Smart Design: A Win-Win For All
Levi Strauss's Dockers® Wellthread apparel program incorporates sustainable, durable design; commitment to workers' wellbeing; responsible use and re-use by consumers; and more.
Janet Bealer Rodie, Managing Editor
There's more to sustainability than just using eco-friendly materials and processes; conserving
water, energy and other inputs; and recycling or composting. Good design; the use of high-quality,
durable materials and construction; commitment to the wellbeing of workers engaged in the process;
and consumer behavior and awareness regarding product care and disposal also come into play.
San Francisco-based Levi Strauss & Co.'s Dockers® Wellthread men's apparel program incorporates all of the above considerations — all while cutting manufacturing costs and retail prices, and increasing the company's profitability, according to Paul Dillinger, senior director of color, concept and design, Dockers brand.
Dillinger believes constraining creativity at the start of the design process not only drives beautiful design, but also improves profitability. By limiting the number of fabrics and styles and only using a few factories that are committed to workers' wellbeing, Levi Strauss can realize greater efficiencies and cut costs. Using processes that reduce water and energy usage also lowers costs. And the durable construction and recyclability of the Dockers Wellthread khakis, jackets and T-shirts provide extra value for the consumer.
The Dockers® Wellthread Casual Blazer was created through a collaboration between Dockers designers and factory engineers. It is made in a factory that offers worker programs, but was set up to make jean jackets and not blazers.

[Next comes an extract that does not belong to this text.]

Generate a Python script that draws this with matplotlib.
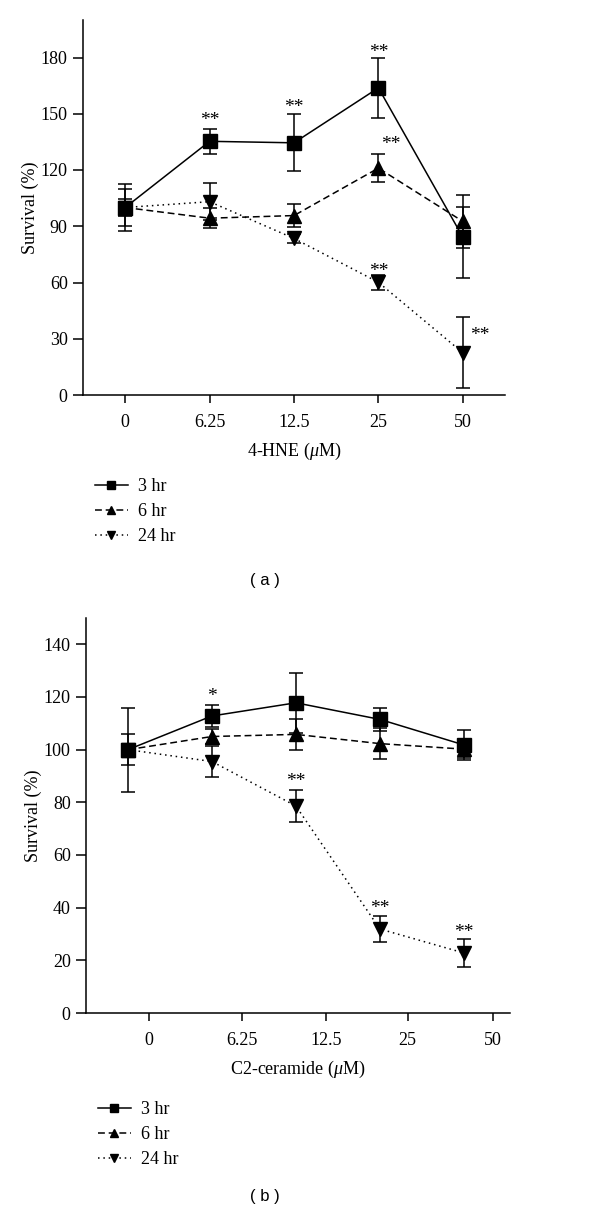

"We've focused our creativity on engineering durability and real service and value for the consumer, and that kind of got lost in the fashion industry to an extent," Dillinger said, referring to today's constantly changing fast fashion trends. "We really want to celebrate the craftsmanship and create a market venue where durability and lasting value have a place."
The garments feature reinforcements at stress points, stronger buttonholes and more durable pocketing. The 60/3 yarn in the twill fabric used in the collection is made with extremely long-staple cotton that is more easily recycled into virgin-quality material than are shorter staples. Thread, pocketing and labels also are 100-percent cotton, and metal rivets, buttons and closings are easily extracted using magnets. All pieces are garment-dyed, which improves operational efficiencies, Dillinger said, "and also allows us to control all of the environmental impact of the dye process because we have influence and visibility at the garment factory versus further out in the supply chain, where we have less control. We're putting our label on the garment, and we want the impact to be as positive as possible."
To encourage energy conservation and garment preservation by consumers, the company provides care instructions that recommend cold-water washing, and it has included a locker loop on the pants so they can be hang-dried.
Dockers Wellthread's pilot Spring 2014 collection will launch at dockers.com in mid-February.